The Defense Minister keeps actively working to solve the social problems of servicemen. Thus, on January 30 the Defense Ministry held a meeting dedicated to the progress of the program for the construction of housing for officers and warrant officers under supervision of Deputy Prime Minister and Defense Minister Sergei Ivanov. The main topic of the meeting was the summing up of the interim results of the presidential housing program “15+15” that provided for the construction of 18,500 apartments for officers and warrant officers between 2007 and 2008 in five problematic regions, namely Moscow, Moscow Region, Leningrad Region and Kaliningrad. Representatives of the Defense Ministry said that the meeting included reports for the Director of the Federal Construction Agency Sergei Kruglik, director of the quartering and accommodation service of the Defense Ministry General of the Army Anatoly Grebenyuk, Moscow Mayor Yury Luzhkov, Governor of the Moscow Region Boris Gromov, Governor of St. Petersburg Valentina Matvienko, Governor of the Leningrad Region Valery Serdyukov and Senior Deputy Governor of the Kaliningrad Region Yury Shalimov. Mass media aggressively covered this event and almost every report emphasized that the presidential program was progressing according to plan.
According to Grebenyuk, in 2006 “we received 6,402 apartments under the “15+15” program. In 2007, it will be necessary to build the remaining 12,100 apartments called for under the program. This is not much in the overall structure of housing plans. In 2007, the Defense Ministry plans to receive more than 42,000 apartments including:
– 8,100 apartments under the Defense Ministry’s own plan;
– 12,100 apartments under “15+15” program;
– 8,700 apartments under “State housing certificates” program;
– 3,500 apartments under investment contracts;
– 8,400 apartments through repeated use of vacated housing;
– 1,500 apartments through the relocation of servicemen from Baikonur cosmodrome.
Of course, this is a process. There has never been such a large volume of construction for servicemen in post-Soviet history. However, even these volumes are insufficient to solve all the housing problems of the Armed Forces. At the consultation it was announced that as of January 1 of 2007, 139,000 families needed housing in the Armed Forces, including:
– 52,800 families having no housing for permanent residence;
– 15,700 families needing an improvement of housing conditions for permanent residence;
– 55,000 families needing service housing;
– 15,500 families needing an improvement of housing conditions (service housing).
This data enables the observers to draw the conclusion that even taking into account large-scale housing construction in 2007, the quantity of people in a queue to get housing will amount to about 100,000 people. How will the housing problem be solved for them between 2008 and 2010? For this very period, President Vladimir Putin set the task of definitively solving the housing problem in the army.
Sergei Ivanov is already concerned about the achievement of this goal.
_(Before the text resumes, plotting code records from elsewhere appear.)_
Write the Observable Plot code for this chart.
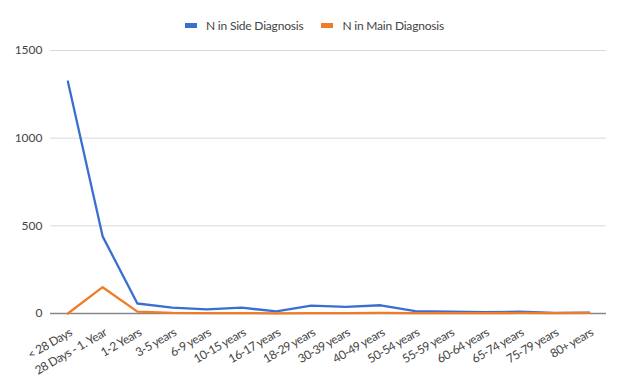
<!DOCTYPE html>
<html>
<head>
<meta charset="utf-8">
<script src="https://cdn.jsdelivr.net/npm/d3@7"></script>
<script src="https://cdn.jsdelivr.net/npm/@observablehq/plot@0.6"></script>
<style>
  html, body { margin: 0; padding: 0; background: #fff; }
  body { width: 624px; height: 385px; overflow: hidden; font-family: Lato, "Open Sans", sans-serif; position: relative; }
  #legend { height: 40px; position: relative; font-size: 12px; letter-spacing: -0.2px; color: #444; }
  #legend .inner { position: absolute; left: 185px; top: 18px; display: flex; align-items: center; gap: 18px; }
  #legend span.item { display: flex; align-items: center; gap: 9px; }
  #legend span.sw { display: inline-block; width: 12px; height: 5px; }
  #chart svg g[aria-label="x-axis tick label"] text { letter-spacing: -0.5px; }
</style>
</head>
<body>
<div id="legend"><div class="inner"></div></div>
<div id="chart"></div>
<script>
const ageGroups = ["< 28 Days", "28 Days - 1. Year", "1-2 Years", "3-5 years", "6-9 years", "10-15 years", "16-17 years", "18-29 years", "30-39 years", "40-49 years", "50-54 years", "55-59 years", "60-64 years", "65-74 years", "75-79 years", "80+ years"];
const sideDiagnosis = [1323, 440, 57, 34, 23, 33, 12, 45, 38, 47, 13, 10, 8, 10, 3, 5];
const mainDiagnosis = [0, 150, 11, 3, 2, 2, 1, 2, 2, 3, 2, 2, 2, 3, 2, 4];
const seriesNames = ["N in Side Diagnosis", "N in Main Diagnosis"];
const seriesColors = ["#3a6fd0", "#f07c28"];
const yTicks = [0, 500, 1000, 1500];

const rows = [];
ageGroups.forEach((g, i) => {
  rows.push({group: g, series: seriesNames[0], value: sideDiagnosis[i]});
  rows.push({group: g, series: seriesNames[1], value: mainDiagnosis[i]});
});

const legend = document.querySelector("#legend .inner");
seriesNames.forEach((n, i) => {
  const it = document.createElement("span");
  it.className = "item";
  it.innerHTML = `<span class="sw" style="background:${seriesColors[i]}"></span><span>${n}</span>`;
  legend.appendChild(it);
});

const chart = Plot.plot({
  width: 624,
  height: 345,
  marginTop: 10,
  marginBottom: 72,
  marginLeft: 50,
  marginRight: 18,
  style: {fontFamily: "Lato, 'Open Sans', sans-serif", fontSize: "12px", color: "#444", background: "#fff"},
  x: {type: "point", domain: ageGroups, padding: 0.5, round: false, label: null},
  y: {domain: [0, 1500], label: null},
  color: {domain: seriesNames, range: seriesColors},
  marks: [
    Plot.gridY(yTicks, {stroke: "#d9d9d9", strokeOpacity: 1, strokeWidth: 1}),
    Plot.ruleY([0], {stroke: "#888", strokeWidth: 1.5}),
    Plot.axisY(yTicks, {tickSize: 0, tickPadding: 8, fontSize: 12, fill: "#444", label: null, tickFormat: d => String(d)}),
    Plot.axisX({tickSize: 0, tickRotate: -30, tickPadding: 18, fontSize: 12, fill: "#444", label: null, textAnchor: "end", dx: 3}),
    Plot.line(rows, {x: "group", y: "value", z: "series", stroke: "series", strokeWidth: 2.3})
  ]
});
document.getElementById("chart").appendChild(chart);
</script>
</body>
</html>
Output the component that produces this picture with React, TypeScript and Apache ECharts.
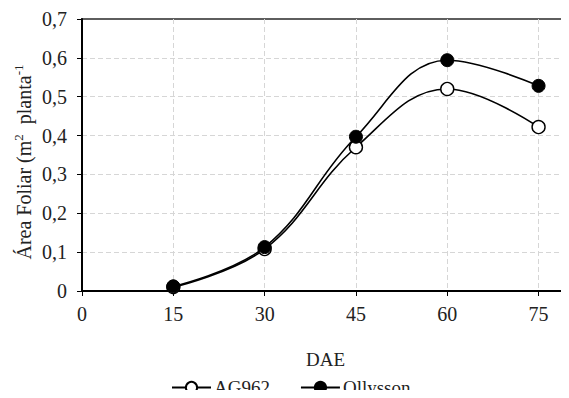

At the consultation he proposed prolonging financing of the housing program “15+15” until 2010 (with reception of no less than 9,200 apartments annually). Along with this, Ivanov stresses that it is necessary to broaden the geography of the program, including other regions having unfavorable proportions of permanent housing provisions to servicemen.
Among such regions are, for instance, the Rostov, Volgograd, Samara, Novosibirsk, Chita, Sverdlovsk, Nizhny Novgorod and Smolensk regions, Primorsky and Khabarovsk territories. In these regions there are 18,100 servicemen needing permanent housing including 12,500 servicemen having no housing at all.
Participants of the consultation were informed that in the framework of preparation of the draft for the federal budget for 2008-2010, the Defense Ministry already worked out and submitted to the Finance Ministry and Economic Development and Trade Ministry proposals regarding prolonging the program. So far, these ministries did not respond to the proposal of the Defense Ministry. This response is unlikely at any rate, since the Finance Ministry is averse to increasing defense expenditures on top of the level of 2.6-2.7% of the GDP. According to analysts, solving the housing problem on the scale currently proposed by Ivanov will require no less than 180 billion rubles. This means that during the period remaining until 2010, financing of housing construction for officers should account for 12-15% of the overall annual military budget of the country. Only then will the annual share of military expenditures be no less than 3.2% of the GDP, which the government and the President object to so far.
Of course, this issue will be hushed up in the election year. Another president of the country will report about the results of the housing program in 2010. Thus, it is likely that the queue of officers having no apartments will hardly disappear in the Russian Armed Forces by 2010.